• _Your instructions_: Drop the images; return everything else in the listing below exactly.

• _Data rows_:
-- START --

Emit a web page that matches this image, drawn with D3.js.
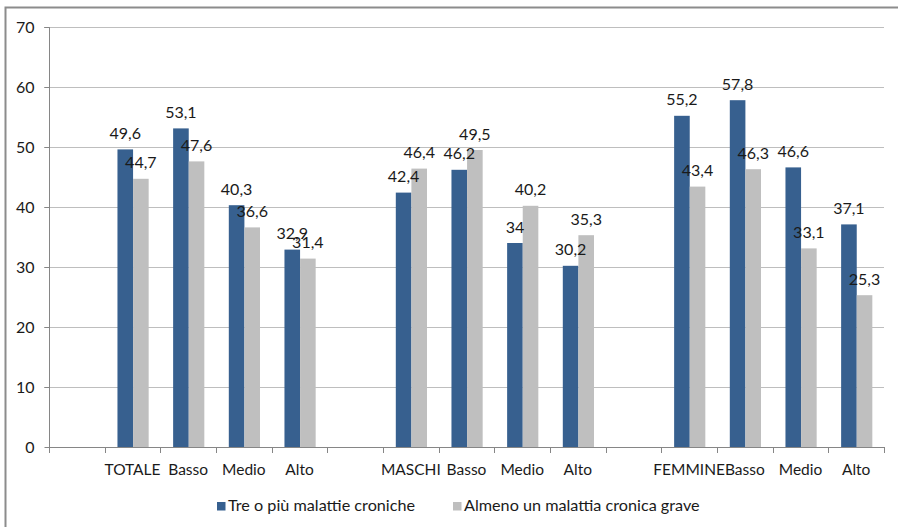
<!DOCTYPE html>
<html>
<head>
<meta charset="utf-8">
<script src="https://cdn.jsdelivr.net/npm/d3@7"></script>
<style>
  html, body { margin: 0; padding: 0; background: #fff; }
  svg { display: block; font-family: Lato, "Open Sans", sans-serif; }
</style>
</head>
<body>
<svg id="chart" width="898" height="527"></svg>
<script>
// Category slots along the x axis (empty strings are spacer slots between groups)
const categories = ["", "TOTALE", "Basso", "Medio", "Alto",
                    "", "MASCHI", "Basso", "Medio", "Alto",
                    "", "FEMMINE", "Basso", "Medio", "Alto"];

const seriesNames = ["Tre o più malattie croniche", "Almeno un malattia cronica grave"];

// Values per slot (null for spacer slots)
const treOPiu   = [null, 49.6, 53.1, 40.3, 32.9, null, 42.4, 46.2, 34.0, 30.2, null, 55.2, 57.8, 46.6, 37.1];
const almenoUna = [null, 44.7, 47.6, 36.6, 31.4, null, 46.4, 49.5, 40.2, 35.3, null, 43.4, 46.3, 33.1, 25.3];

const yTicks = [0, 10, 20, 30, 40, 50, 60, 70];

const colors = ["#37608F", "#BFBFBF"];

const svg = d3.select("#chart");

// Outer chart frame
svg.append("rect")
  .attr("x", 5.5).attr("y", 7.5)
  .attr("width", 900).attr("height", 540)
  .attr("fill", "none")
  .attr("stroke", "#8C8C8C")
  .attr("stroke-width", 2);

const plot = { left: 49, right: 884, top: 27, bottom: 447 };

const x0 = d3.scaleBand()
  .domain(d3.range(categories.length))
  .range([plot.left, plot.right])
  .padding(0);

const x1 = d3.scaleBand()
  .domain([0, 1])
  .range([12.8, 44]);

const y = d3.scaleLinear()
  .domain([0, 70])
  .range([plot.bottom, plot.top]);

// Horizontal gridlines
svg.append("g")
  .selectAll("line")
  .data(yTicks.filter(d => d > 0))
  .join("line")
  .attr("x1", plot.left - 5).attr("x2", plot.right)
  .attr("y1", d => Math.round(y(d)) + 0.5)
  .attr("y2", d => Math.round(y(d)) + 0.5)
  .attr("stroke", "#BEBEBE")
  .attr("stroke-width", 1.2);

// Y axis
const yAxis = svg.append("g")
  .attr("transform", `translate(${plot.left + 0.5},0)`)
  .call(d3.axisLeft(y).tickValues(yTicks).tickSize(5).tickPadding(10).tickFormat(d3.format("d")));
yAxis.select(".domain").attr("stroke", "#868686").attr("d", `M-5,${plot.top + 0.5}H0V${plot.bottom + 6}`);
yAxis.selectAll(".tick line").attr("stroke", "#868686");
yAxis.selectAll(".tick text")
  .attr("fill", "#1a1a1a")
  .style("font-size", "16px")
  .style("font-family", "Lato, sans-serif");

// Bars
const rows = categories.map((c, i) => ({ i, values: [treOPiu[i], almenoUna[i]] }));

const groups = svg.append("g")
  .selectAll("g")
  .data(rows.filter(r => r.values[0] !== null))
  .join("g")
  .attr("transform", r => `translate(${x0(r.i)},0)`);

groups.selectAll("rect")
  .data(r => r.values.map((v, k) => ({ v, k })))
  .join("rect")
  .attr("x", d => x1(d.k))
  .attr("width", x1.bandwidth())
  .attr("y", d => y(d.v))
  .attr("height", d => y(0) - y(d.v))
  .attr("fill", d => colors[d.k]);

// Value labels above each bar
const fmt = v => String(v).replace(".", ",");
groups.selectAll("text")
  .data(r => r.values.map((v, k) => ({ v, k })))
  .join("text")
  .attr("x", d => x1(d.k) + x1.bandwidth() / 2)
  .attr("y", d => y(d.v) - 10.5)
  .attr("text-anchor", "middle")
  .attr("fill", "#1a1a1a")
  .style("font-size", "16px")
  .text(d => fmt(d.v));

// X axis: baseline with tick marks at slot boundaries
const xAxis = svg.append("g");
xAxis.append("line")
  .attr("x1", plot.left).attr("x2", plot.right + 0.5)
  .attr("y1", plot.bottom + 0.5).attr("y2", plot.bottom + 0.5)
  .attr("stroke", "#868686");
const bounds = d3.range(categories.length + 1).map(i => plot.left + i * x0.step());
xAxis.selectAll("line.tick")
  .data(bounds.slice(1))
  .join("line")
  .attr("class", "tick")
  .attr("x1", d => Math.round(d) + 0.5).attr("x2", d => Math.round(d) + 0.5)
  .attr("y1", plot.bottom).attr("y2", plot.bottom + 6)
  .attr("stroke", "#868686");
xAxis.selectAll("text")
  .data(categories.map((c, i) => ({ c, i })).filter(d => d.c !== ""))
  .join("text")
  .attr("x", d => x0(d.i) + x0.bandwidth() / 2)
  .attr("y", 475)
  .attr("text-anchor", "middle")
  .attr("fill", "#1a1a1a")
  .style("font-size", "15.5px")
  .text(d => d.c);

// Legend
const legendItems = [
  { name: seriesNames[0], color: colors[0], x: 217 },
  { name: seriesNames[1], color: colors[1], x: 453 }
];
const legend = svg.append("g")
  .selectAll("g")
  .data(legendItems)
  .join("g")
  .attr("transform", d => `translate(${d.x},0)`);
legend.append("rect")
  .attr("x", 0).attr("y", 502)
  .attr("width", 8.5).attr("height", 8.5)
  .attr("fill", d => d.color);
legend.append("text")
  .attr("x", 11).attr("y", 511)
  .attr("fill", "#1a1a1a")
  .style("font-size", "16.2px")
  .text(d => d.name);
</script>
</body>
</html>
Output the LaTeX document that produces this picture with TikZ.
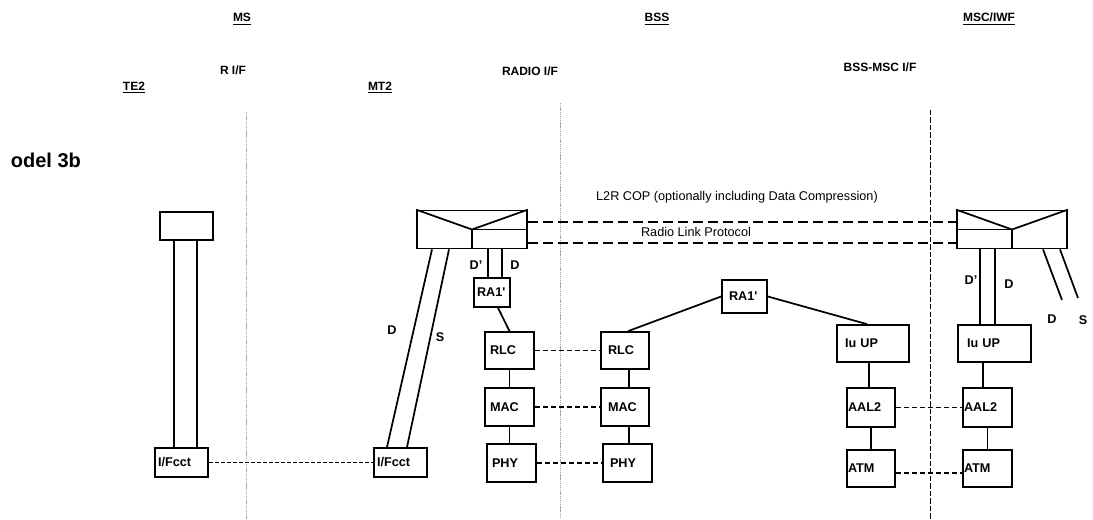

-- END --

• _Solution to this problem_:
Emit a web page that matches this image, drawn with D3.js.
<!DOCTYPE html>
<html>
<head>
<meta charset="utf-8">
<script src="https://cdn.jsdelivr.net/npm/d3@7"></script>
<style>
  html, body { margin: 0; padding: 0; background: #fff; }
  svg { display: block; font-family: Lato, "Open Sans", sans-serif; }
</style>
</head>
<body>
<svg id="chart" width="898" height="527"></svg>
<script>
// Category slots along the x axis (empty strings are spacer slots between groups)
const categories = ["", "TOTALE", "Basso", "Medio", "Alto",
                    "", "MASCHI", "Basso", "Medio", "Alto",
                    "", "FEMMINE", "Basso", "Medio", "Alto"];

const seriesNames = ["Tre o più malattie croniche", "Almeno un malattia cronica grave"];

// Values per slot (null for spacer slots)
const treOPiu   = [null, 49.6, 53.1, 40.3, 32.9, null, 42.4, 46.2, 34.0, 30.2, null, 55.2, 57.8, 46.6, 37.1];
const almenoUna = [null, 44.7, 47.6, 36.6, 31.4, null, 46.4, 49.5, 40.2, 35.3, null, 43.4, 46.3, 33.1, 25.3];

const yTicks = [0, 10, 20, 30, 40, 50, 60, 70];

const colors = ["#37608F", "#BFBFBF"];

const svg = d3.select("#chart");

// Outer chart frame
svg.append("rect")
  .attr("x", 5.5).attr("y", 7.5)
  .attr("width", 900).attr("height", 540)
  .attr("fill", "none")
  .attr("stroke", "#8C8C8C")
  .attr("stroke-width", 2);

const plot = { left: 49, right: 884, top: 27, bottom: 447 };

const x0 = d3.scaleBand()
  .domain(d3.range(categories.length))
  .range([plot.left, plot.right])
  .padding(0);

const x1 = d3.scaleBand()
  .domain([0, 1])
  .range([12.8, 44]);

const y = d3.scaleLinear()
  .domain([0, 70])
  .range([plot.bottom, plot.top]);

// Horizontal gridlines
svg.append("g")
  .selectAll("line")
  .data(yTicks.filter(d => d > 0))
  .join("line")
  .attr("x1", plot.left - 5).attr("x2", plot.right)
  .attr("y1", d => Math.round(y(d)) + 0.5)
  .attr("y2", d => Math.round(y(d)) + 0.5)
  .attr("stroke", "#BEBEBE")
  .attr("stroke-width", 1.2);

// Y axis
const yAxis = svg.append("g")
  .attr("transform", `translate(${plot.left + 0.5},0)`)
  .call(d3.axisLeft(y).tickValues(yTicks).tickSize(5).tickPadding(10).tickFormat(d3.format("d")));
yAxis.select(".domain").attr("stroke", "#868686").attr("d", `M-5,${plot.top + 0.5}H0V${plot.bottom + 6}`);
yAxis.selectAll(".tick line").attr("stroke", "#868686");
yAxis.selectAll(".tick text")
  .attr("fill", "#1a1a1a")
  .style("font-size", "16px")
  .style("font-family", "Lato, sans-serif");

// Bars
const rows = categories.map((c, i) => ({ i, values: [treOPiu[i], almenoUna[i]] }));

const groups = svg.append("g")
  .selectAll("g")
  .data(rows.filter(r => r.values[0] !== null))
  .join("g")
  .attr("transform", r => `translate(${x0(r.i)},0)`);

groups.selectAll("rect")
  .data(r => r.values.map((v, k) => ({ v, k })))
  .join("rect")
  .attr("x", d => x1(d.k))
  .attr("width", x1.bandwidth())
  .attr("y", d => y(d.v))
  .attr("height", d => y(0) - y(d.v))
  .attr("fill", d => colors[d.k]);

// Value labels above each bar
const fmt = v => String(v).replace(".", ",");
groups.selectAll("text")
  .data(r => r.values.map((v, k) => ({ v, k })))
  .join("text")
  .attr("x", d => x1(d.k) + x1.bandwidth() / 2)
  .attr("y", d => y(d.v) - 10.5)
  .attr("text-anchor", "middle")
  .attr("fill", "#1a1a1a")
  .style("font-size", "16px")
  .text(d => fmt(d.v));

// X axis: baseline with tick marks at slot boundaries
const xAxis = svg.append("g");
xAxis.append("line")
  .attr("x1", plot.left).attr("x2", plot.right + 0.5)
  .attr("y1", plot.bottom + 0.5).attr("y2", plot.bottom + 0.5)
  .attr("stroke", "#868686");
const bounds = d3.range(categories.length + 1).map(i => plot.left + i * x0.step());
xAxis.selectAll("line.tick")
  .data(bounds.slice(1))
  .join("line")
  .attr("class", "tick")
  .attr("x1", d => Math.round(d) + 0.5).attr("x2", d => Math.round(d) + 0.5)
  .attr("y1", plot.bottom).attr("y2", plot.bottom + 6)
  .attr("stroke", "#868686");
xAxis.selectAll("text")
  .data(categories.map((c, i) => ({ c, i })).filter(d => d.c !== ""))
  .join("text")
  .attr("x", d => x0(d.i) + x0.bandwidth() / 2)
  .attr("y", 475)
  .attr("text-anchor", "middle")
  .attr("fill", "#1a1a1a")
  .style("font-size", "15.5px")
  .text(d => d.c);

// Legend
const legendItems = [
  { name: seriesNames[0], color: colors[0], x: 217 },
  { name: seriesNames[1], color: colors[1], x: 453 }
];
const legend = svg.append("g")
  .selectAll("g")
  .data(legendItems)
  .join("g")
  .attr("transform", d => `translate(${d.x},0)`);
legend.append("rect")
  .attr("x", 0).attr("y", 502)
  .attr("width", 8.5).attr("height", 8.5)
  .attr("fill", d => d.color);
legend.append("text")
  .attr("x", 11).attr("y", 511)
  .attr("fill", "#1a1a1a")
  .style("font-size", "16.2px")
  .text(d => d.name);
</script>
</body>
</html>
Output the LaTeX document that produces this picture with TikZ.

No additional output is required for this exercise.